*** Input material
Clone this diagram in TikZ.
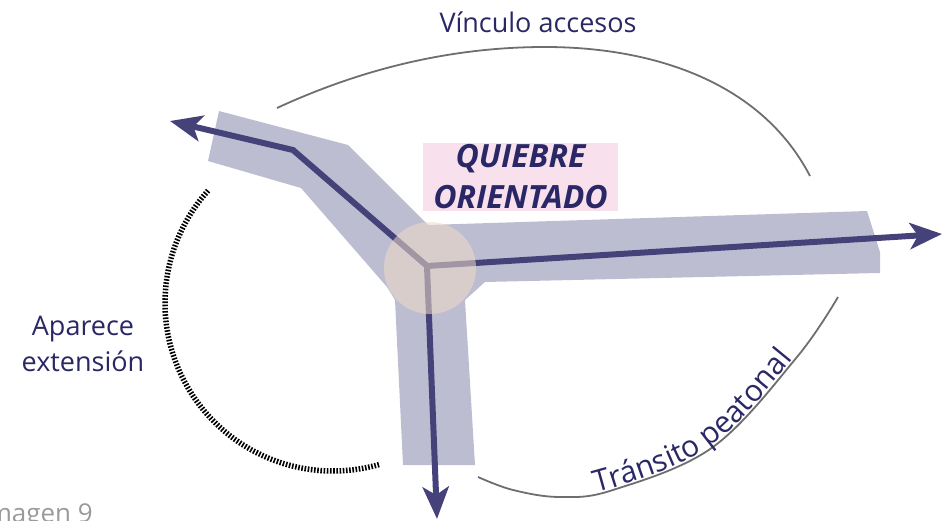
******
*** Input material
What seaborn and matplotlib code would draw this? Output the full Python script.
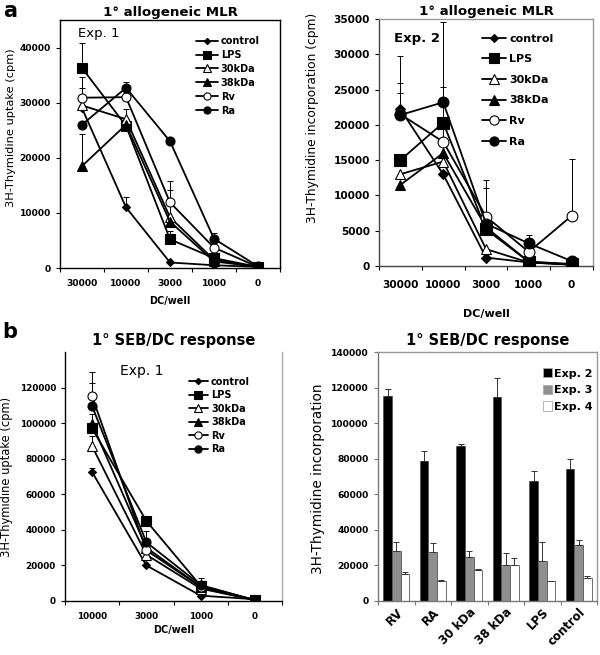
******
*** Input material
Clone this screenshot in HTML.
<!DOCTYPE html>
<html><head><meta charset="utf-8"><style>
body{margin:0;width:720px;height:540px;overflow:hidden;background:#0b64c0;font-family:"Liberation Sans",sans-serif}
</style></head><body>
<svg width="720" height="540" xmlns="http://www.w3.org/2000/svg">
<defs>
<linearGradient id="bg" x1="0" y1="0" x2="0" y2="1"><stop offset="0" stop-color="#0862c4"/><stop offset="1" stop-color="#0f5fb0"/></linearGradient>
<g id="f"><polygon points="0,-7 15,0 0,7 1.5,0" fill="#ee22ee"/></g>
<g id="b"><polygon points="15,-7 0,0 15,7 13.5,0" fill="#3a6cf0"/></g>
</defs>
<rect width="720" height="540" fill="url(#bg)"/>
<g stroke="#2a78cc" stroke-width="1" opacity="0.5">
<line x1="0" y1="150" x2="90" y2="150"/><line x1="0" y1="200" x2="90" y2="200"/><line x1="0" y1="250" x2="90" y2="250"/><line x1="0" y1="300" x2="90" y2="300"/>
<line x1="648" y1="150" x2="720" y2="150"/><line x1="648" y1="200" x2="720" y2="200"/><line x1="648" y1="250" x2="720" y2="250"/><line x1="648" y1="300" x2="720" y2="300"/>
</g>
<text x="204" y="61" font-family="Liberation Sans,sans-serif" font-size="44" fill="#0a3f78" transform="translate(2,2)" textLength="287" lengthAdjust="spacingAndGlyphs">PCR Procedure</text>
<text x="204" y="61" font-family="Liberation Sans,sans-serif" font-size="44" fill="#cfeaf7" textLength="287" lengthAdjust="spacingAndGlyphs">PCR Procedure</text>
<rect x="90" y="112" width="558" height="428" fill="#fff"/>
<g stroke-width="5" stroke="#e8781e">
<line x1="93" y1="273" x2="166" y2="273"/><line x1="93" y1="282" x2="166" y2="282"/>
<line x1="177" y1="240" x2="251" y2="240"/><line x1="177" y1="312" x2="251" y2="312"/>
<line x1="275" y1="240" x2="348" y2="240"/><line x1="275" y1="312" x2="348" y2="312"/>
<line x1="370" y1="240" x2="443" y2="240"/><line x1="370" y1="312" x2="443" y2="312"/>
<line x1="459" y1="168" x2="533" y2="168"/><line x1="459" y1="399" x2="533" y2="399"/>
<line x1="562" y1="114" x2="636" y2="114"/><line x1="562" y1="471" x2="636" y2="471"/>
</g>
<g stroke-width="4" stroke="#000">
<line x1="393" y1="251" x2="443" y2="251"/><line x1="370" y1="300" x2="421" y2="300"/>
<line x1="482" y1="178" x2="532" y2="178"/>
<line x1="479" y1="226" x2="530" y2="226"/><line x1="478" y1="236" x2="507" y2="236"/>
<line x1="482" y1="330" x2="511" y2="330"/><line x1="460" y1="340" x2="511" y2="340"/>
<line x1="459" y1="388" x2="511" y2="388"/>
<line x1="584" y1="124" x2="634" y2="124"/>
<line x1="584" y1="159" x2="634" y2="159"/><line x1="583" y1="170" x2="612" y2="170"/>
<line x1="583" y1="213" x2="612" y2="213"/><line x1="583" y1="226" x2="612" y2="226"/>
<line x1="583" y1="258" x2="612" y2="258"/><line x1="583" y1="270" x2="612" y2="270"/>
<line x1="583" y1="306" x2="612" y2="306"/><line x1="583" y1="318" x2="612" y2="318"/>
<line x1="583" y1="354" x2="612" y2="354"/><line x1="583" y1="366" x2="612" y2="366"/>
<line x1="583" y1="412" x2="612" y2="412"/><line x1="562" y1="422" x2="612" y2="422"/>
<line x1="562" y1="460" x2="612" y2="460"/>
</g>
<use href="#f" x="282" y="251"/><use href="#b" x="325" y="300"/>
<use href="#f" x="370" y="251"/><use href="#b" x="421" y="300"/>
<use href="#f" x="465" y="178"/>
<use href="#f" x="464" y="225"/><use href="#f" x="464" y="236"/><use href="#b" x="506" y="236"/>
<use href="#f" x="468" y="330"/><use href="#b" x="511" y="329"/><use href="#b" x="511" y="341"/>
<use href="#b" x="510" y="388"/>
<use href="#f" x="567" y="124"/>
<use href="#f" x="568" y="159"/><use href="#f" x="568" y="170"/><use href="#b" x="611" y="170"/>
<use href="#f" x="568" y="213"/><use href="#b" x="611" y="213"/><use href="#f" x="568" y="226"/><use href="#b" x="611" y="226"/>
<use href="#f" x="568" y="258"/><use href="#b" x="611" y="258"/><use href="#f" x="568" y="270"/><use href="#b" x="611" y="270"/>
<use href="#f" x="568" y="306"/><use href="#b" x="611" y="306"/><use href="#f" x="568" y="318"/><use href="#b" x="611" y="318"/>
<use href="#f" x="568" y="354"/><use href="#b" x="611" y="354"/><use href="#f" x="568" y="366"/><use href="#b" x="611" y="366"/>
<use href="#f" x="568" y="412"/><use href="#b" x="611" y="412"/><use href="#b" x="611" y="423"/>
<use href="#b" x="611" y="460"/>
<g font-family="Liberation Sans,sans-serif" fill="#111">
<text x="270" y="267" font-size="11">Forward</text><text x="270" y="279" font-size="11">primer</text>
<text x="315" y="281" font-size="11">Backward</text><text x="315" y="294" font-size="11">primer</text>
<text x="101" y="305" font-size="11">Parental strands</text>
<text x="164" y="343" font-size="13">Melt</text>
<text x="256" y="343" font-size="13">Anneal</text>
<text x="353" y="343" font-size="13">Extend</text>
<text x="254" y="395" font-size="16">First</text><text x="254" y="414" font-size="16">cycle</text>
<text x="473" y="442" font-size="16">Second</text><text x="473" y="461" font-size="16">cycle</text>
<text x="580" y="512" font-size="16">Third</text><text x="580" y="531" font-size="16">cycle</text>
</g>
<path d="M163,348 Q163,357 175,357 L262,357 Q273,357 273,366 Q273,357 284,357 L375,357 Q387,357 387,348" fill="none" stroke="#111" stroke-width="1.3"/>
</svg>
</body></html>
******
#### The request
Check every line of the material for the string "Clone" and give the number of lines that have it, without anything else.

#### Result for this task
2